Copy the lines of the data below exactly, starting at the first and stopping after the line that contains "PieChart, Pie, Legend"; include no pictures.
** BEGIN Information shown **
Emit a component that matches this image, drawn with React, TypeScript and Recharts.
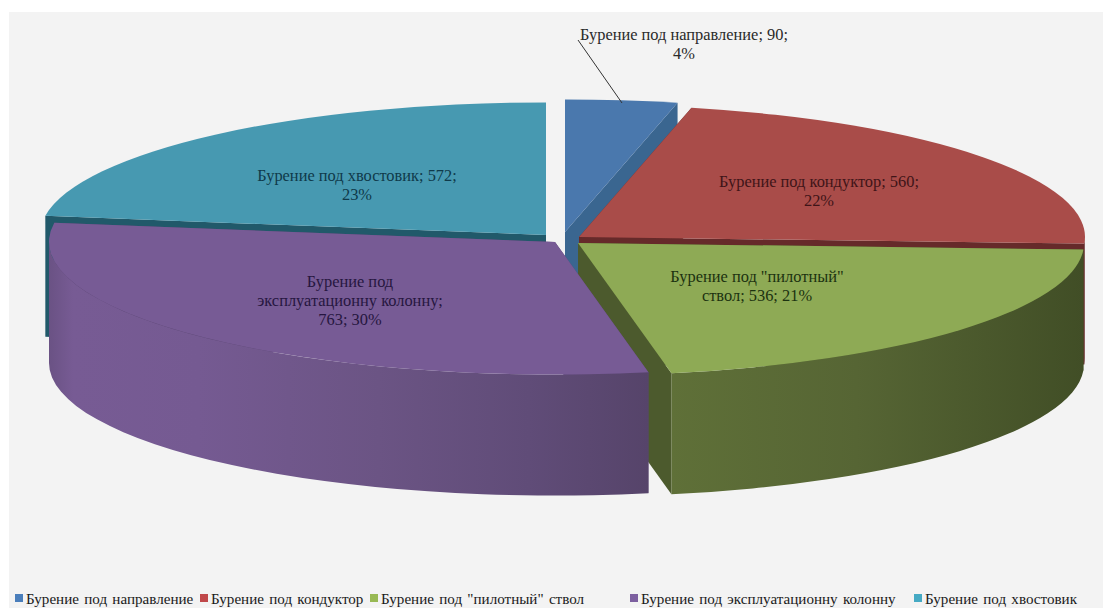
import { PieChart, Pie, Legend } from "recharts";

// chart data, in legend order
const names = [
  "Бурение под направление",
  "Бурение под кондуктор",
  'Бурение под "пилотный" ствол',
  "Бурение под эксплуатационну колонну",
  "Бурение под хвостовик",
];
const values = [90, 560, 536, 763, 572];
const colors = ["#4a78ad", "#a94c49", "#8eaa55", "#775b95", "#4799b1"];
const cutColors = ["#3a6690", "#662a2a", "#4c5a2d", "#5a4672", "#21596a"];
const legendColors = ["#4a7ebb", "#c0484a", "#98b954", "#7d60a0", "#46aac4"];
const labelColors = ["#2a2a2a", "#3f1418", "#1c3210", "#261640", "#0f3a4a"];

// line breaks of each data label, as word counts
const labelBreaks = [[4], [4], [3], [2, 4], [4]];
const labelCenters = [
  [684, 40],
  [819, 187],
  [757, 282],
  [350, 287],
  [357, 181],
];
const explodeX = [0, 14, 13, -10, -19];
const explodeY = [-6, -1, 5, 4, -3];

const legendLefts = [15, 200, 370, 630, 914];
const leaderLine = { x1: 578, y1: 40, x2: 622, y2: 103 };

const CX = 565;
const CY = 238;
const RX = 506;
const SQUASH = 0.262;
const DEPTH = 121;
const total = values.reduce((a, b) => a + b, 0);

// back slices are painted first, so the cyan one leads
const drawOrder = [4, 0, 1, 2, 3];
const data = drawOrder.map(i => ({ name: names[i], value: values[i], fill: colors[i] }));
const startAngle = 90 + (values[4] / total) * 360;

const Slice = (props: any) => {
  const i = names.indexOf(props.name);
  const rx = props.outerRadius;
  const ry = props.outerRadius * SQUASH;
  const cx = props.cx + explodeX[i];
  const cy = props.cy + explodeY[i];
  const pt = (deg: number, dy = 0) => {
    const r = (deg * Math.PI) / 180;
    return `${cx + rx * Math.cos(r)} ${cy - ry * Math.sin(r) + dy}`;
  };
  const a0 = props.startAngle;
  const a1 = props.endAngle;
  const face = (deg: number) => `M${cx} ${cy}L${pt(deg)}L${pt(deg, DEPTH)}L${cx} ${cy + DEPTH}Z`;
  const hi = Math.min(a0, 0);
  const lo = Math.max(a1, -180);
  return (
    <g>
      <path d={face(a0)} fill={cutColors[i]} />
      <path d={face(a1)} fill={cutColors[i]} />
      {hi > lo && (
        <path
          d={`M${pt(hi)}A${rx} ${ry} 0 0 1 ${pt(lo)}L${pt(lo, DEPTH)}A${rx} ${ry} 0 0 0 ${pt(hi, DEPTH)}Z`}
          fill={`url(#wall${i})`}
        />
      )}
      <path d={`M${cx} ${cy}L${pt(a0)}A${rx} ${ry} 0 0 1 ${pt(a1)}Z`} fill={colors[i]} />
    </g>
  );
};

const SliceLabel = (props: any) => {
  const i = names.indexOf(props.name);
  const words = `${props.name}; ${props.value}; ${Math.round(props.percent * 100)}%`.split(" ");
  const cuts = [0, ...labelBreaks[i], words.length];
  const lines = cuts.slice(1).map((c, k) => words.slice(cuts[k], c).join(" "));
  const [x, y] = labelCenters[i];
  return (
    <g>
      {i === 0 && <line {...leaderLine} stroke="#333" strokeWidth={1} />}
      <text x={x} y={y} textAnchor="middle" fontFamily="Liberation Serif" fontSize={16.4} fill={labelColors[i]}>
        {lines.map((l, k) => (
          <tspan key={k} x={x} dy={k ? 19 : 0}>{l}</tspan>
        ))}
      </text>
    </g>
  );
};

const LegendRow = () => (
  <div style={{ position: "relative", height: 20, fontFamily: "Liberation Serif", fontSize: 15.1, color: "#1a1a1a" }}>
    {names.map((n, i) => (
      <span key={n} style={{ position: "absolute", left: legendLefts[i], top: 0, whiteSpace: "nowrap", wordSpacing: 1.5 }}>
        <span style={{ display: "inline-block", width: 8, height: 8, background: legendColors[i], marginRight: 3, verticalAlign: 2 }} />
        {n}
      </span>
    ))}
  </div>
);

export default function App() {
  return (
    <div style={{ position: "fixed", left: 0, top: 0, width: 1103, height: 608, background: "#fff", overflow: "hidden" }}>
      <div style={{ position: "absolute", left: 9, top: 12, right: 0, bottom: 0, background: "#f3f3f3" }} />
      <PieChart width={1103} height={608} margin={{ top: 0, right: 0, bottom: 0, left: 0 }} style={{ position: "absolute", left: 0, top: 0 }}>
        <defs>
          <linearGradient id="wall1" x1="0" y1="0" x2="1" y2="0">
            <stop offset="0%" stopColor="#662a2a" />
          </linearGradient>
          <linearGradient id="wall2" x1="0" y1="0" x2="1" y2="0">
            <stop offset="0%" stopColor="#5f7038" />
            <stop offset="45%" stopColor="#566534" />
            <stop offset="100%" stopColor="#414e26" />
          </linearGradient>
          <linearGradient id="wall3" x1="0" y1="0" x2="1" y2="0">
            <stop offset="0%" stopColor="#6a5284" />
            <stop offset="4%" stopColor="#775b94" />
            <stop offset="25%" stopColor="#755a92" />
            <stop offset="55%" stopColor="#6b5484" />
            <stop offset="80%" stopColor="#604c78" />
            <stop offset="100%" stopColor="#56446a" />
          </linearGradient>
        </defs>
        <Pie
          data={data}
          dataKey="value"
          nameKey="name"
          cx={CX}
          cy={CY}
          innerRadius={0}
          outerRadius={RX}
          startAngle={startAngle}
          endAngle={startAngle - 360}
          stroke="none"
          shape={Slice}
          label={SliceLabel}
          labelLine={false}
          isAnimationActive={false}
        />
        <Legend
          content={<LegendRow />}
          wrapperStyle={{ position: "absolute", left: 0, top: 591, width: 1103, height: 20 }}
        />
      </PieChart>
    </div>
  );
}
** END Information shown **
Exercise result:
Emit a component that matches this image, drawn with React, TypeScript and Recharts.
import { PieChart, Pie, Legend } from "recharts";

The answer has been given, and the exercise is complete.